Of course, somewhere along the way you should make sure the gain is such that the resulting I and Q values stay between -1 and 1. I do that by setting the amplitude of the complex exponential in the third step to 0.9, which seems to work well.

I'd be interested in making an ATSC specific FPGA image to load. Let me know how much of this you want to split up, and we can try to get something going?

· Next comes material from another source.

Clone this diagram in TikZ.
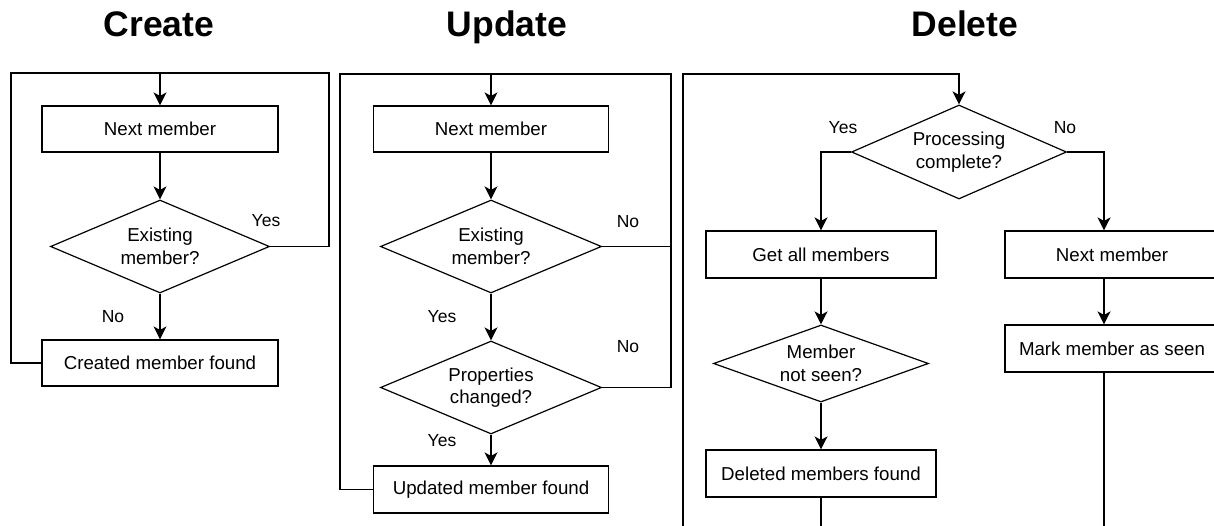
\documentclass[tikz,border=0pt]{standalone}
\usepackage{fontspec}
\setmainfont{Liberation Sans}
\usetikzlibrary{shapes.geometric,arrows.meta,calc}
\begin{document}
\begin{tikzpicture}[x=1pt,y=-1pt,
  line width=1.4pt,
  arr/.style={-{Stealth[length=13pt,width=13pt,inset=3.5pt]}},
  boxnode/.style={draw,rectangle,inner sep=0pt,line width=1.2pt,font=\fontsize{18.7}{22}\selectfont},
  dec/.style={draw,diamond,shape aspect=2.35,inner sep=0pt,line width=1.2pt,align=center,font=\fontsize{18.7}{22.5}\selectfont},
  lbl/.style={font=\fontsize{17.5}{21}\selectfont,inner sep=0pt},
  ttl/.style={font=\fontsize{35.5}{40}\selectfont\bfseries,inner sep=0pt,anchor=base}]
\useasboundingbox (0,0) rectangle (1214,526);
\clip (0,0) rectangle (1214,526);
% titles
\node[ttl] (t1) at (159,37) {Create};
\node[ttl] (t2) at (507,37) {Update};
\node[ttl] (t3) at (965,37) {Delete};

% ---------- Create ----------
\node[boxnode,minimum width=236pt,minimum height=46pt] (cn) at (160,129) {Next member};
\node[dec,minimum width=219pt,minimum height=93pt] (cd) at (160,246.5) {Existing\\member?};
\node[boxnode,minimum width=236pt,minimum height=46pt] (cf) at (160,363) {Created member found};
\coordinate (ctl) at (11,73);
\coordinate (ctr) at (329,73);
\draw[arr] (cn) -- (cd);
\draw[arr] (cd) -- (cf);
\draw[arr] (cf.west) -| (ctl) -| (cn.north);
\draw (cd.east) -| (ctr) -- (ctr -| cn.north);
\node[lbl] (cy) at (266,221) {Yes};
\node[lbl] (cno) at (113,317) {No};

% ---------- Update ----------
\node[boxnode,minimum width=235pt,minimum height=46pt] (un) at (491,129) {Next member};
\node[dec,minimum width=221pt,minimum height=93pt] (ud1) at (491,246.5) {Existing\\member?};
\node[dec,minimum width=221pt,minimum height=93pt] (ud2) at (491,387.5) {Properties\\changed?};
\node[boxnode,minimum width=235pt,minimum height=47pt] (uf) at (491,489.5) {Updated member found};
\coordinate (utl) at (340,74);
\coordinate (utr) at (671,74);
\draw[arr] (un) -- (ud1);
\draw[arr] (ud1) -- (ud2);
\draw[arr] (ud2) -- (uf);
\draw[arr] (uf.west) -| (utl) -| (un.north);
\draw (ud1.east) -| (utr) -- (utr -| un.north);
\draw (ud2.east) -| (utr);
\node[lbl] (uno1) at (628,222) {No};
\node[lbl] (uy1) at (442,317) {Yes};
\node[lbl] (uno2) at (628,347) {No};
\node[lbl] (uy2) at (442,441) {Yes};

% ---------- Delete ----------
\node[dec,minimum width=215pt,minimum height=94pt] (dd1) at (959,152) {Processing\\complete?};
\node[boxnode,minimum width=230pt,minimum height=47pt] (dg) at (821,254.5) {Get all members};
\node[dec,minimum width=215pt,minimum height=77pt] (dd2) at (821,363.5) {Member\\not seen?};
\node[boxnode,minimum width=230pt,minimum height=47pt] (df) at (821,473.5) {Deleted members found};
\node[boxnode,minimum width=214pt,minimum height=47pt] (dn) at (1112,254.5) {Next member};
\node[boxnode,minimum width=214pt,minimum height=47pt] (dm) at (1112,348.5) {Mark member as seen};
\coordinate (dax) at (1104,0);
\coordinate (dtl) at (683,74);
\coordinate (dbl) at (683,545);
\coordinate (dbm) at (821,545);
\coordinate (dbr) at (1104,545);
\draw[arr] (dd1.west) -| (dg.north);
\draw[arr] (dd1.east) -| (dn.north -| dax);
\draw[arr] (dg) -- (dd2);
\draw[arr] (dd2) -- (df);
\draw[arr] (dn.south -| dax) -- (dm.north -| dax);
\draw (df.south) -- (dbm);
\draw (dm.south -| dax) -- (dbr);
\draw[arr] (dbl) -- (dtl) -| (dd1.north);
\node[lbl] (dy) at (843,128) {Yes};
\node[lbl] (dno) at (1065,128) {No};
\end{tikzpicture}
\end{document}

I'm an FPGA beginner, so having some sort of template (including a FIR filter) to start working with would be a big help. Unfortunately I have another big project on the go that will be taking up most of my free time for the next few months, so I might not have much time to work on this until March or so.

[drmpeg]

ATSC signal from bladeRF on the spectrum analyzer.



Ron

[argilo]

I just added atsc-blade.py to my sdr-examples repository on Github:

https://github.com/argilo/sdr-examples

Also I made a few changes:

https://github.com/argilo/sdr-examples/ ... a58bf33e9c

I changed the transmit frequency to be in the 70cm amateur band, increased the output gain and replaced the three blocks I had been using for symbol coding (uchar to float -> multiply const -> add const) with a single "chunks to symbols" block.

[argilo]

I also made a second version of the transmitter that works well on USB 2.0. It reduces the output sample rate down to 2/3 times the symbol rate so that less USB bandwidth is required.

https://github.com/argilo/sdr-examples/ ... de-usb2.py

[argilo]

I've also eliminated two more unnecessary blocks, by having the "Chunks to Symbols" block output complex numbers:

https://github.com/argilo/sdr-examples/ ... f10f5c17ba

[unwiredben]

I've been using the combo of the BladeRF and this script to do ATSC testing on our Roku TVs now for several months. I had one question -- if I use this script with a transport stream that was originally captured as a low-bitrate subchannel, it looks like there's no padding inserted, so our TV plays the video at a high speed. Does anyone know of a good way to insert padding into the TS so it wll play at the proper speed? Doing it automatically as part of this script would be excellent.